Así se iba pasando el primer tiempo, casi sin tiros hasta el minuto 36, cuando Benzema, solo contra el arquero, consiguió mandársela al cuerpo. Benzema es un virtuoso: sabe errar goles de las maneras más variadas, más imaginativas. Dos minutos después Vinicius hizo casi lo mismo: se ve que quiere parecerse a su modelo. Pero el Madrid por lo menos atacaba, sin orden pero con más peligro que el Barcelona –que no pateaba al arco–.
Y así empezó el segundo tiempo, y el Madrid al ataque hacía grande a Ter Stegen, pero todo cambió en el minuto 5, cuando Jordi Alba le metió un pase hondo a Dembelé, y Suárez aprovechó su centro atrás para convertir casi elegante.

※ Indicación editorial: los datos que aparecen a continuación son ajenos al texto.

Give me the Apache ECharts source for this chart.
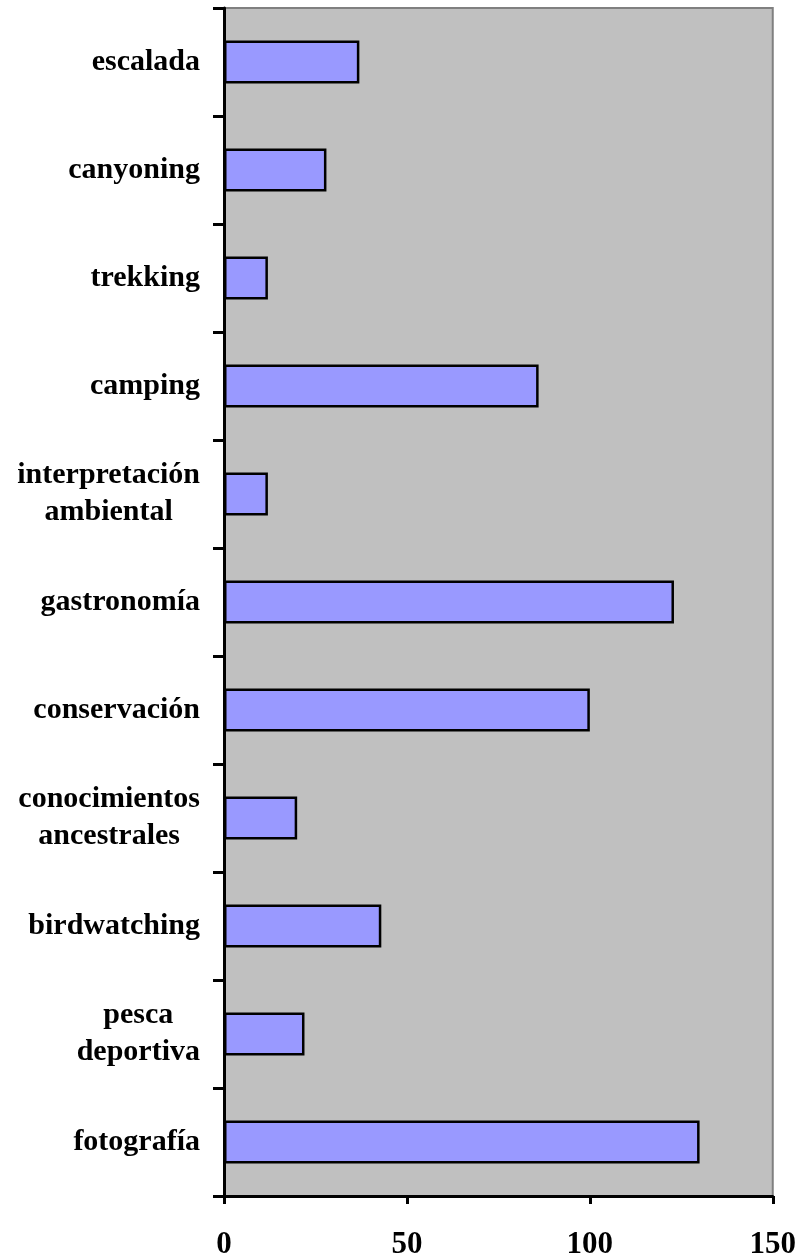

El Barcelona, en su primer ataque a fondo, iba ganando.
El Madrid desesperó, insistió en el ataque, siguió agrandando al arquero alemán y el Barcelona, como quien no quiere la cosa, le metió dos más: un contraataque rápido también de Dembelé y Suárez presionando para lograr el gol en contra de Varane, y otro ataque suelto que produjo un penal tonto de Casemiro al uruguayo que él mismo convirtió con “cachada”: la pelota picada al centro del arco, el rezador Keylor Navas turbado por la ira, el mordedor charrúa festejando con una risa de todos sus dientes, o quizá casi todos. Tres a cero.
Al Real Madrid le quedaban 20 minutos para meter cuatro goles o cortarse las venas. No supo hacer lo uno ni lo otro, como antes no había sabido hacer los goles que debía. Los mereció, sin duda; no los hizo. El Bernabéu se oscurecía: la sombra de Cristiano Ronaldo se volvía más negra, los recuerdos de cuando el Madrid no necesitaba producir mucho para ganar partidos, de cuando el portugués hacía los goles que esta noche hacía el uruguayo.
Se invirtieron los roles. El Madrid generó cinco o seis chances claras y no metió ninguna; el Barcelona no generó casi ninguna y metió tres. Un equipo que era puro mérito se ha convertido en pura producción, y un equipo que producía a raudales se ha vuelto meritorio. El mérito, sabemos, no sirve para mucho, y los hinchas madrileños se iban yendo. Hay quienes creen que, si hay que perder, es mejor que te gane un gran equipo, que te supere en serio, porque te disminuye menos; hay quienes creen que es mejor jugar mejor aunque te ganen. Y los hay que, cuando pierden, no consiguen pensar siquiera en esas cosas.
La derrota fue dura para los locales. Para más inri el sábado los dos deben jugar de nuevo, esta vez por la Liga. El Barcelona le lleva nueve puntos al Madrid; si gana se despega definitivamente, si pierde sigue bastante cómodo. O sea que el Madrid, sin muchas chances, se juega más que nada su autoestima. Su técnico, Solari, hoy desolado, tiene un trabajo duro: le toca convencer a los suyos de que jugando así las cosas van a ir bien –cuando muchos deben pensar que si jugando así no pudieron ganar, cómo podrían–.
En cualquier caso, el Barcelona volvió a ganarle al Madrid en su cancha, sin siquiera precisar de mucho Messi. Le alcanzó con un once, un nueve y un arquero para jugar, el 25 de mayo, la final contra el Betis o el Valencia. Si la gana habrá ganado cinco copas seguidas, cosa que no hizo nunca nadie. Que ahora gane como antes el Madrid, sin merecerlo, será entonces otro detalle en la memoria, las pequeñas vueltas de la vida.